Il decreto-legge di oggi va oltre quello del 2008 ma in senso peggiorativo sia dal punto di vista costituzionale sia dal punto di vista comunitario. L'Agcom era già intervenuta per chiedere ai Governi, alla maggioranza e al Parlamento di introdurre interventi correttivi volti a limitare anche la portata incostituzionale del decreto ma non si è fatto niente: solo proroghe, tranne nel 2017 e, ancora una volta, i Governi PD e il Ministro Delrio sono riusciti a mettere allo stesso tavolo i diversi soggetti e, in particolare, anche le istituzioni.

Si poteva partire da quel protocollo di intesa ma invece no: si è deciso di scegliere una sola parte, magari la più numerosa ma sempre una sola parte perché il Governo si muove solo in una logica meramente elettorale che non tiene conto di tutte le problematiche.

Gli NCC esistono, sono delle imprese: che vogliamo fare? Li vogliamo chiudere? Vogliamo impedire ad essi di lavorare? Il decreto-legge fissa tale realtà. Prendiamo, ad esempio, il tema del rientro in rimessa, sul quale si deroga rispetto all'ambito provinciale, solo per le regioni Sicilia e Sardegna. Ieri è stato proposto un emendamento perché tale deroga possa invece essere estesa anche alle altre regioni. Ma, d'altra parte, ancora una volta sia l'Agcom sia l'Autorità per i trasporti ha definito tali elementi in contrasto con la nostra Costituzione e, in particolare, l'Autorità di regolazione dei trasporti ha detto che è preferibile sopprimere del tutto l'obbligo del rientro in rimessa. Quindi, chiediamo che anche in questo caso sia riattivato il tavolo e che si possa lavorare cercando di affrontare i problemi delle diverse imprese.

Infine, vorrei parlare pochi minuti di un articolo aggiuntivo presentato dall'onorevole Sensi, un articolo che è volto all'abrogazione del comma 810 dell'articolo 1 della legge di bilancio che effettua i tagli mirati all'editoria colpendo alcune testate soltanto per un mero spirito ideologico perché il Governo e la maggioranza hanno insofferenza verso il pluralismo delle voci, la libertà di stampa e verso chiunque e qualunque informazione che critica il Governo di qualunque segno esso sia. Questi tagli, però, colpiscono anche le testate locali e, soprattutto, colpiscono uno strumento fondamentale di informazione che è Radio Radicale rispetto alla quale non può essere da guida l'antipatia del sottosegretario Crimi ma le regole dello Stato e del pluralismo democratico. Abbiamo chiesto e continueremo a farlo di riconsiderare il taglio che rappresenta un vulnus per i principi fondamentali della nostra democrazia.
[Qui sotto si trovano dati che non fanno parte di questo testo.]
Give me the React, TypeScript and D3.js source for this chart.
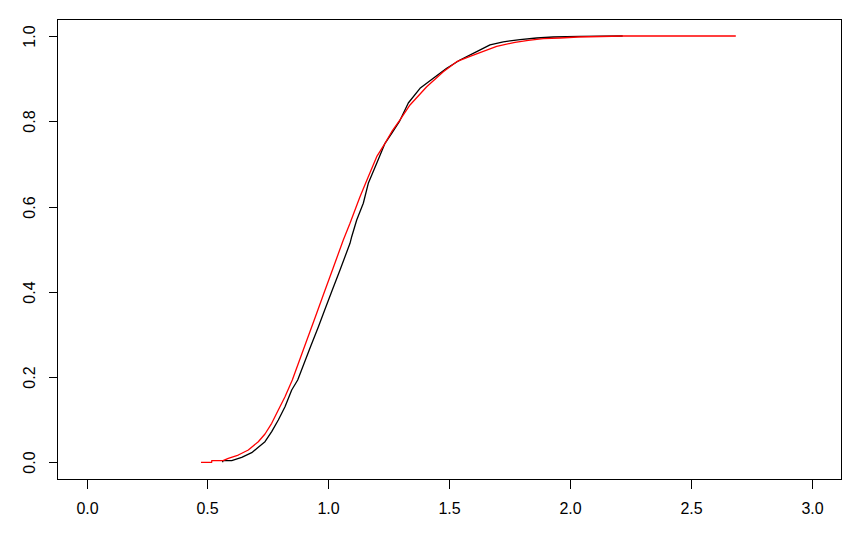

Concludendo, non fate contare il Parlamento; oltraggiate le divise delle forze dell'ordine ma non impedirete la nostra resistenza e quella dei cittadini. Vorrei chiudere questo intervento con una frase di Hannah Arendt che ho pubblicato sul mio profilo social nel Giorno della memoria: “Le azioni erano mostruose ma chi le fece era pressoché normale né demoniaco né mostruoso”. Noi ci batteremo perché quest'azione normalmente mostruosa non passi.